>Between 15:50 UTC and 15:52 UTC Facebook and related properties disappeared from the Internet in a flurry of BGP updates. This is what it looked like to @Cloudflare.
- the DNS services internally have issues (most likely, as this could explain the snowball effect)
- it could be also a core storage issue and all their VMs are relying on it and so they don't want to block third-party websites and think it will last for a long time, so they prefer to answer nothing for now in the DNS (so it will fail instantly to the client, and drain the application/database servers so they can reboot with less load)
I was on a video call during the incident. The service was working but with super-low bandwidth for 30 minutes, then I got disconnected and every FB property went down suddenly. Seems more suggestive of someone pulling the plug than a DNS issue, although it could also be both.
Oh you bet they do. In large organizations with complex microservices these dependencies inevitably arise. It takes real dedication and discipline to avoid creating these circular dependencies.
This is very true. I tell everyone who'll listen that every competent engineer should be well versed in the nuances of feedback in complex systems (https://en.wikipedia.org/wiki/Feedback).
That said, virtuous cycles can't exist without vicious cycles. I think we as a society need to do a lot more work into helping people understand and model feedback in complex systems, because at scales like Facebook's it's impossible for any one person to truly understand the hidden causal loops until it goes wrong. You only need to look at something like the Lotka-Volterra equations (https://en.wikipedia.org/wiki/Lotka%E2%80%93Volterra_equatio...) to see how deeply counterintuitive these system dynamics can be (e.g. "increasing the food available to the prey caused the predator's population to destabilize": https://en.wikipedia.org/wiki/Paradox_of_enrichment).

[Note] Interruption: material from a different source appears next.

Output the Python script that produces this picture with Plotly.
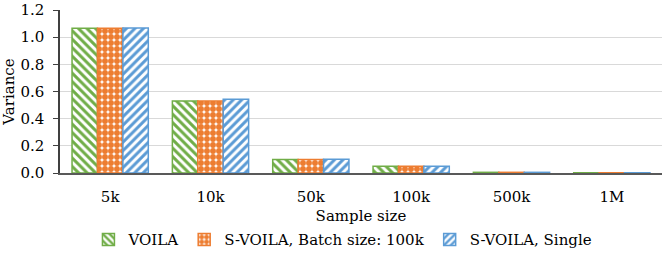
import plotly.graph_objects as go

categories = ["5k", "10k", "50k", "100k", "500k", "1M"]
voila = [1.065, 0.530, 0.100, 0.050, 0.005, 0.002]
svoila_batch = [1.065, 0.530, 0.100, 0.050, 0.005, 0.002]
svoila_single = [1.068, 0.543, 0.101, 0.050, 0.005, 0.002]
y_ticks = [0.0, 0.2, 0.4, 0.6, 0.8, 1.0, 1.2]
series_names = ["VOILA", "S-VOILA, Batch size: 100k", "S-VOILA, Single"]
colors = ["#70AD47", "#ED7D31", "#5B9BD5"]
shapes = ["\\", ".", "/"]

fig = go.Figure()
for name, vals, col, shp in zip(series_names, [voila, svoila_batch, svoila_single], colors, shapes):
    fig.add_trace(go.Bar(
        x=categories, y=vals, name=name,
        marker=dict(
            color="white",
            line=dict(color=col, width=1.5),
            pattern=dict(shape=shp, fgcolor=col, bgcolor="white",
                         size=6,
                         solidity=0.5 if shp != "." else 0.75,
                         fgopacity=1,
                         fillmode="overlay"),
        ),
    ))

ff = "DejaVu Serif"
fs = 15
fig.update_layout(
    width=664, height=253,
    margin=dict(l=60, r=2, t=10, b=80, autoexpand=False),
    plot_bgcolor="white", paper_bgcolor="white",
    font=dict(family=ff, size=fs, color="#000000"),
    barmode="group", bargap=0.24, bargroupgap=0,
    showlegend=True,
    legend=dict(orientation="h", x=0.47, xanchor="center", y=-0.41, yanchor="middle",
                font=dict(family=ff, size=fs), traceorder="normal",
                itemwidth=30, tracegroupgap=0, bgcolor="rgba(0,0,0,0)"),
    xaxis=dict(
        title=dict(text="Sample size", font=dict(family=ff, size=fs), standoff=6),
        showline=True, linecolor="#595959", linewidth=1.5,
        ticks="", tickfont=dict(family=ff, size=fs), showgrid=False,
        ticklabelstandoff=9,
    ),
    yaxis=dict(
        title=dict(text="Variance", font=dict(family=ff, size=fs), standoff=8),
        range=[0, 1.2], tickvals=y_ticks, tickformat=".1f",
        ticklabeloverflow="allow",
        showline=True, linecolor="#404040", linewidth=1.5,
        ticks="outside", ticklen=5, tickcolor="#404040",
        showgrid=True, gridcolor="#D9D9D9", gridwidth=1,
        zeroline=False, tickfont=dict(family=ff, size=fs),
        ticklabelstandoff=6,
    ),
)

fig.write_html("out.html", config={"displayModeBar": False},
               post_script="document.body.style.margin='0';document.body.style.padding='0';")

It seems like an easy redundancy split, but imagine driving two cars down the freeway at the same time, because you got a flat tire in one, the other day.
In order to actually be redundant you need to have two sets of infrastructure to serve, and then if the internal one goes down, the external one's basically useless when the internal resolution's down anyway. Capacity planning (because you're inside Facebook and can't pretend that all data-centers ever-where are connected via an infinitely fast network) becomes twice as much work. How you do updates for a couple thousand teams isn't trivial in the first place, now you have to cordon them off appropriately?
I don't know what Facebook's DNS serving infrastructure looks like internally, but it's definitely more complicated than installing `unbound` on a couple of left-over servers.
Even the Name servers are not returning any values. That's bad.
dig @8.8.8.8 +short facebook.com NS
These are usually anycasted, meaning that 1 ip return in NS are in fact several servers spread in several regions. They are distributed to closer match through agreements with ISP with the BGP protocol. Very interesting, because it seems that it took 1 DNS entry misconfiguration to withdraw M$ worth of devices from the internet.
So far the pattern isn't the same. Slack published a DNSSEC record that got cached and then deleted it, which broke clients that tried to validate DNSSEC for slack.com. But in this case, the records are just completely gone. As if "facebook.com", "instagram.com", et al just didn't exist.